Given task: Take the material below and retype it in full; pictures are left out.

Raw data:
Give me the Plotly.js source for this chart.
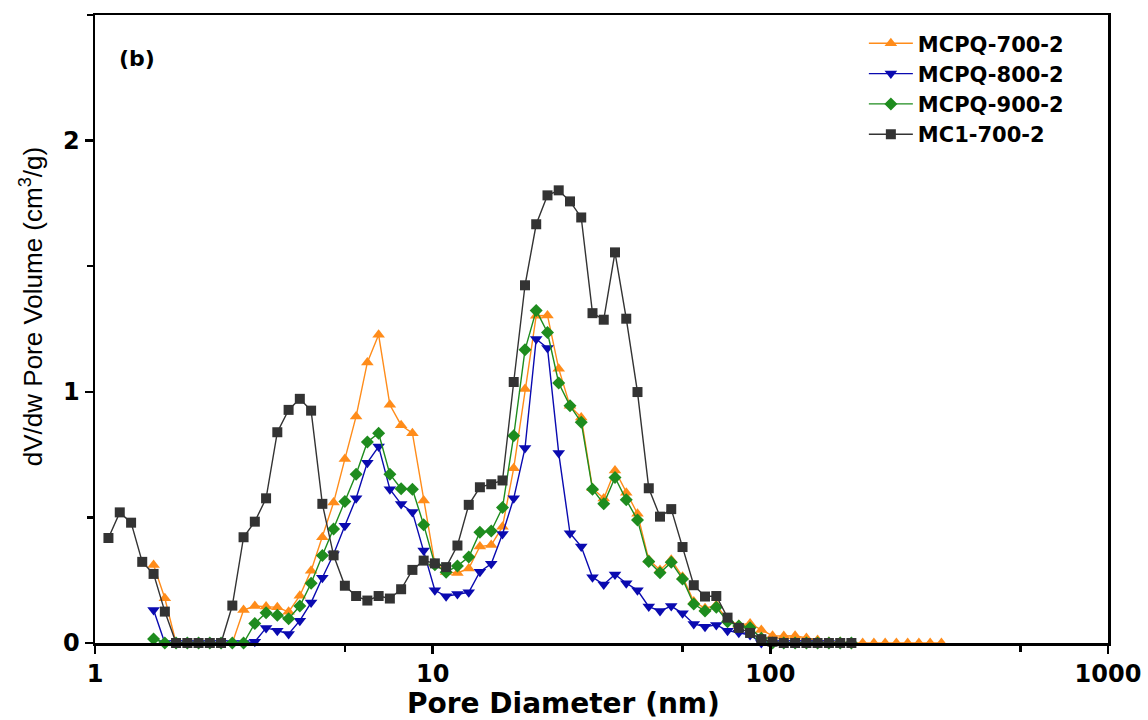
<!DOCTYPE html>
<html>
<head>
<meta charset="utf-8">
<script src="https://cdn.plot.ly/plotly-3.0.1.min.js"></script>
<style>html,body{margin:0;padding:0;background:#fff;}#chart{width:1148px;height:720px;}</style>
</head>
<body>
<div id="chart"></div>
<script>
// Pore diameter grid (nm)
const poreDiameter = [1.096,1.184,1.279,1.380,1.491,1.610,1.738,1.877,2.026,2.188,
  2.362,2.551,2.754,2.974,3.211,3.467,3.744,4.042,4.365,4.713,
  5.088,5.495,5.933,6.406,6.918,7.469,8.065,8.710,9.404,10.15,
  10.96,11.84,12.79,13.80,14.91,16.10,17.38,18.77,20.26,21.88,
  23.62,25.51,27.54,29.74,32.11,34.67,37.44,40.42,43.65,47.13,
  50.88,54.95,59.33,64.06,69.18,74.69,80.65,87.10,94.04,101.5,
  109.6,118.4,127.9,138.0,149.1,161.0,173.8,187.7,202.6,218.8,
  236.2,255.1,275.4,297.4,321.1];

const seriesNames = ["MCPQ-700-2","MCPQ-800-2","MCPQ-900-2","MC1-700-2"];

const mcpq700 = [null,null,null,null,0.311,0.178,0,0,0,0,
  0,0,0.131,0.147,0.145,0.142,0.124,0.188,0.288,0.421,
  0.559,0.732,0.902,1.117,1.227,0.948,0.867,0.835,0.567,0.314,
  0.283,0.279,0.297,0.384,0.390,0.463,0.696,1.011,1.303,1.304,
  1.092,0.944,0.898,0.616,0.575,0.687,0.598,0.515,0.331,0.291,
  0.331,0.264,0.165,0.138,0.151,0.092,0.072,0.078,0.052,0.029,
  0.028,0.029,0.020,0.012,0.004,0.004,0,0,0,0,
  0,0,0,0,0];

const mcpq800 = [null,null,null,null,0.131,0,0,0,0,0,
  0,0,0,0.005,0.060,0.049,0.036,0.089,0.161,0.260,
  0.353,0.467,0.576,0.718,0.782,0.612,0.553,0.521,0.368,0.210,
  0.186,0.195,0.202,0.284,0.315,0.434,0.576,0.776,1.210,1.174,
  0.756,0.437,0.384,0.262,0.233,0.273,0.238,0.210,0.145,0.127,
  0.147,0.118,0.076,0.065,0.072,0.049,0.041,0.032,0,0,
  0,0,0,0,0,null,null,null,null,null,
  null,null,null,null,null];

const mcpq900 = [null,null,null,null,0.016,0,0,0,0,0,
  0,0,0,0.078,0.120,0.110,0.097,0.147,0.238,0.348,
  0.454,0.563,0.672,0.800,0.835,0.672,0.614,0.612,0.471,0.312,
  0.282,0.307,0.342,0.441,0.446,0.539,0.825,1.167,1.324,1.236,
  1.035,0.944,0.879,0.612,0.554,0.659,0.570,0.490,0.324,0.280,
  0.321,0.255,0.155,0.127,0.142,0.085,0.068,0.061,0.019,0,
  0,0,0,0,0,0,0,null,null,null,
  null,null,null,null,null];

const mc1700 = [0.418,0.520,0.479,0.323,0.275,0.125,0,0,0,0,
  0,0.149,0.421,0.483,0.576,0.839,0.928,0.972,0.925,0.554,
  0.349,0.228,0.187,0.169,0.187,0.177,0.214,0.291,0.328,0.317,
  0.302,0.388,0.550,0.620,0.632,0.647,1.039,1.424,1.667,1.782,
  1.802,1.758,1.694,1.313,1.287,1.555,1.291,0.999,0.616,0.503,
  0.533,0.382,0.230,0.185,0.187,0.101,0.060,0.040,0.015,0.005,
  0,0,0,0,0,0,0,null,null,null,
  null,null,null,null,null];

const xTickVals = [1,10,100,1000];
const xTickText = ["1","10","100","1000"];
const xMinorVals = [5.5,55,550];
const yTickVals = [0,1,2];
const yTickText = ["0","1","2"];
const yMinorVals = [0.5,1.5,2.5];

const colors = ["#FF8C1A","#0A0AB0","#1E8C1E","#333333"];
const symbols = ["triangle-up","triangle-down","diamond","square"];
const sizes = [11,11,10,10];
const allY = [mcpq700, mcpq800, mcpq900, mc1700];

const traces = allY.map((ys,k)=>({
  x: poreDiameter, y: ys, name: seriesNames[k],
  type:"scatter", mode:"lines+markers", cliponaxis:false,
  line:{color:colors[k], width:1.4},
  marker:{symbol:symbols[k], size:sizes[k], color:colors[k]}
}));

const layout = {
  width:1148, height:720,
  margin:{l:95, r:40, t:15, b:77},
  paper_bgcolor:"#fff", plot_bgcolor:"#fff",
  font:{family:"DejaVu Sans", color:"#000"},
  showlegend:true,
  legend:{x:0.759, y:0.987, xanchor:"left", yanchor:"top", itemwidth:44,
    font:{family:"DejaVu Sans", size:21, color:"#000", weight:"bold"},
    bgcolor:"rgba(0,0,0,0)", tracegroupgap:0},
  xaxis:{type:"log", range:[0,3], showgrid:false, zeroline:false,
    showline:true, linecolor:"#000", linewidth:2.5, mirror:true,
    ticks:"outside", ticklen:8, tickwidth:2.5, tickcolor:"#000",
    tickmode:"array", tickvals:xTickVals, ticktext:xTickText,
    tickfont:{family:"DejaVu Sans", size:24, weight:"bold"},
    minor:{tickmode:"array", tickvals:xMinorVals, ticks:"outside", ticklen:6, tickwidth:2.5, tickcolor:"#000"}
  },
  yaxis:{range:[0,2.5], showgrid:false, zeroline:false,
    showline:true, linecolor:"#000", linewidth:2.5, mirror:true,
    ticks:"outside", ticklen:8, tickwidth:2.5, tickcolor:"#000",
    tickmode:"array", tickvals:yTickVals, ticktext:yTickText,
    tickfont:{family:"DejaVu Sans", size:24, weight:"bold"},
    minor:{tickmode:"array", tickvals:yMinorVals, ticks:"outside", ticklen:6, tickwidth:2.5, tickcolor:"#000"}
  },
  annotations:[
    {text:"(b)", xref:"paper", yref:"paper", x:0.022, y:0.93, xanchor:"left", yanchor:"middle",
     showarrow:false, font:{family:"DejaVu Sans", size:22, weight:"bold", color:"#000"}},
    {text:"Pore Diameter (nm)", xref:"paper", yref:"paper", x:0.462, y:-0.096, xanchor:"center", yanchor:"middle",
     showarrow:false, font:{family:"DejaVu Sans", size:28, weight:"bold", color:"#000"}},
    {text:"dV/dw Pore Volume (cm<sup>3</sup>/g)", xref:"paper", yref:"paper", x:-0.063, y:0.535, xanchor:"center", yanchor:"middle",
     textangle:-90, showarrow:false, font:{family:"Liberation Sans", size:26, color:"#000"}}
  ]
};

Plotly.newPlot("chart", traces, layout, {displayModeBar:false, staticPlot:true});
</script>
</body>
</html>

Exercise response:
Give me the Plotly.js source for this chart.
<!DOCTYPE html>
<html>
<head>
<meta charset="utf-8">
<script src="https://cdn.plot.ly/plotly-3.0.1.min.js"></script>
<style>html,body{margin:0;padding:0;background:#fff;}#chart{width:1148px;height:720px;}</style>
</head>
<body>
<div id="chart"></div>
<script>
// Pore diameter grid (nm)
const poreDiameter = [1.096,1.184,1.279,1.380,1.491,1.610,1.738,1.877,2.026,2.188,
  2.362,2.551,2.754,2.974,3.211,3.467,3.744,4.042,4.365,4.713,
  5.088,5.495,5.933,6.406,6.918,7.469,8.065,8.710,9.404,10.15,
  10.96,11.84,12.79,13.80,14.91,16.10,17.38,18.77,20.26,21.88,
  23.62,25.51,27.54,29.74,32.11,34.67,37.44,40.42,43.65,47.13,
  50.88,54.95,59.33,64.06,69.18,74.69,80.65,87.10,94.04,101.5,
  109.6,118.4,127.9,138.0,149.1,161.0,173.8,187.7,202.6,218.8,
  236.2,255.1,275.4,297.4,321.1];

const seriesNames = ["MCPQ-700-2","MCPQ-800-2","MCPQ-900-2","MC1-700-2"];

const mcpq700 = [null,null,null,null,0.311,0.178,0,0,0,0,
  0,0,0.131,0.147,0.145,0.142,0.124,0.188,0.288,0.421,
  0.559,0.732,0.902,1.117,1.227,0.948,0.867,0.835,0.567,0.314,
  0.283,0.279,0.297,0.384,0.390,0.463,0.696,1.011,1.303,1.304,
  1.092,0.944,0.898,0.616,0.575,0.687,0.598,0.515,0.331,0.291,
  0.331,0.264,0.165,0.138,0.151,0.092,0.072,0.078,0.052,0.029,
  0.028,0.029,0.020,0.012,0.004,0.004,0,0,0,0,
  0,0,0,0,0];

const mcpq800 = [null,null,null,null,0.131,0,0,0,0,0,
  0,0,0,0.005,0.060,0.049,0.036,0.089,0.161,0.260,
  0.353,0.467,0.576,0.718,0.782,0.612,0.553,0.521,0.368,0.210,
  0.186,0.195,0.202,0.284,0.315,0.434,0.576,0.776,1.210,1.174,
  0.756,0.437,0.384,0.262,0.233,0.273,0.238,0.210,0.145,0.127,
  0.147,0.118,0.076,0.065,0.072,0.049,0.041,0.032,0,0,
  0,0,0,0,0,null,null,null,null,null,
  null,null,null,null,null];

const mcpq900 = [null,null,null,null,0.016,0,0,0,0,0,
  0,0,0,0.078,0.120,0.110,0.097,0.147,0.238,0.348,
  0.454,0.563,0.672,0.800,0.835,0.672,0.614,0.612,0.471,0.312,
  0.282,0.307,0.342,0.441,0.446,0.539,0.825,1.167,1.324,1.236,
  1.035,0.944,0.879,0.612,0.554,0.659,0.570,0.490,0.324,0.280,
  0.321,0.255,0.155,0.127,0.142,0.085,0.068,0.061,0.019,0,
  0,0,0,0,0,0,0,null,null,null,
  null,null,null,null,null];

const mc1700 = [0.418,0.520,0.479,0.323,0.275,0.125,0,0,0,0,
  0,0.149,0.421,0.483,0.576,0.839,0.928,0.972,0.925,0.554,
  0.349,0.228,0.187,0.169,0.187,0.177,0.214,0.291,0.328,0.317,
  0.302,0.388,0.550,0.620,0.632,0.647,1.039,1.424,1.667,1.782,
  1.802,1.758,1.694,1.313,1.287,1.555,1.291,0.999,0.616,0.503,
  0.533,0.382,0.230,0.185,0.187,0.101,0.060,0.040,0.015,0.005,
  0,0,0,0,0,0,0,null,null,null,
  null,null,null,null,null];

const xTickVals = [1,10,100,1000];
const xTickText = ["1","10","100","1000"];
const xMinorVals = [5.5,55,550];
const yTickVals = [0,1,2];
const yTickText = ["0","1","2"];
const yMinorVals = [0.5,1.5,2.5];

const colors = ["#FF8C1A","#0A0AB0","#1E8C1E","#333333"];
const symbols = ["triangle-up","triangle-down","diamond","square"];
const sizes = [11,11,10,10];
const allY = [mcpq700, mcpq800, mcpq900, mc1700];

const traces = allY.map((ys,k)=>({
  x: poreDiameter, y: ys, name: seriesNames[k],
  type:"scatter", mode:"lines+markers", cliponaxis:false,
  line:{color:colors[k], width:1.4},
  marker:{symbol:symbols[k], size:sizes[k], color:colors[k]}
}));

const layout = {
  width:1148, height:720,
  margin:{l:95, r:40, t:15, b:77},
  paper_bgcolor:"#fff", plot_bgcolor:"#fff",
  font:{family:"DejaVu Sans", color:"#000"},
  showlegend:true,
  legend:{x:0.759, y:0.987, xanchor:"left", yanchor:"top", itemwidth:44,
    font:{family:"DejaVu Sans", size:21, color:"#000", weight:"bold"},
    bgcolor:"rgba(0,0,0,0)", tracegroupgap:0},
  xaxis:{type:"log", range:[0,3], showgrid:false, zeroline:false,
    showline:true, linecolor:"#000", linewidth:2.5, mirror:true,
    ticks:"outside", ticklen:8, tickwidth:2.5, tickcolor:"#000",
    tickmode:"array", tickvals:xTickVals, ticktext:xTickText,
    tickfont:{family:"DejaVu Sans", size:24, weight:"bold"},
    minor:{tickmode:"array", tickvals:xMinorVals, ticks:"outside", ticklen:6, tickwidth:2.5, tickcolor:"#000"}
  },
  yaxis:{range:[0,2.5], showgrid:false, zeroline:false,
    showline:true, linecolor:"#000", linewidth:2.5, mirror:true,
    ticks:"outside", ticklen:8, tickwidth:2.5, tickcolor:"#000",
    tickmode:"array", tickvals:yTickVals, ticktext:yTickText,
    tickfont:{family:"DejaVu Sans", size:24, weight:"bold"},
    minor:{tickmode:"array", tickvals:yMinorVals, ticks:"outside", ticklen:6, tickwidth:2.5, tickcolor:"#000"}
  },
  annotations:[
    {text:"(b)", xref:"paper", yref:"paper", x:0.022, y:0.93, xanchor:"left", yanchor:"middle",
     showarrow:false, font:{family:"DejaVu Sans", size:22, weight:"bold", color:"#000"}},
    {text:"Pore Diameter (nm)", xref:"paper", yref:"paper", x:0.462, y:-0.096, xanchor:"center", yanchor:"middle",
     showarrow:false, font:{family:"DejaVu Sans", size:28, weight:"bold", color:"#000"}},
    {text:"dV/dw Pore Volume (cm<sup>3</sup>/g)", xref:"paper", yref:"paper", x:-0.063, y:0.535, xanchor:"center", yanchor:"middle",
     textangle:-90, showarrow:false, font:{family:"Liberation Sans", size:26, color:"#000"}}
  ]
};

Plotly.newPlot("chart", traces, layout, {displayModeBar:false, staticPlot:true});
</script>
</body>
</html>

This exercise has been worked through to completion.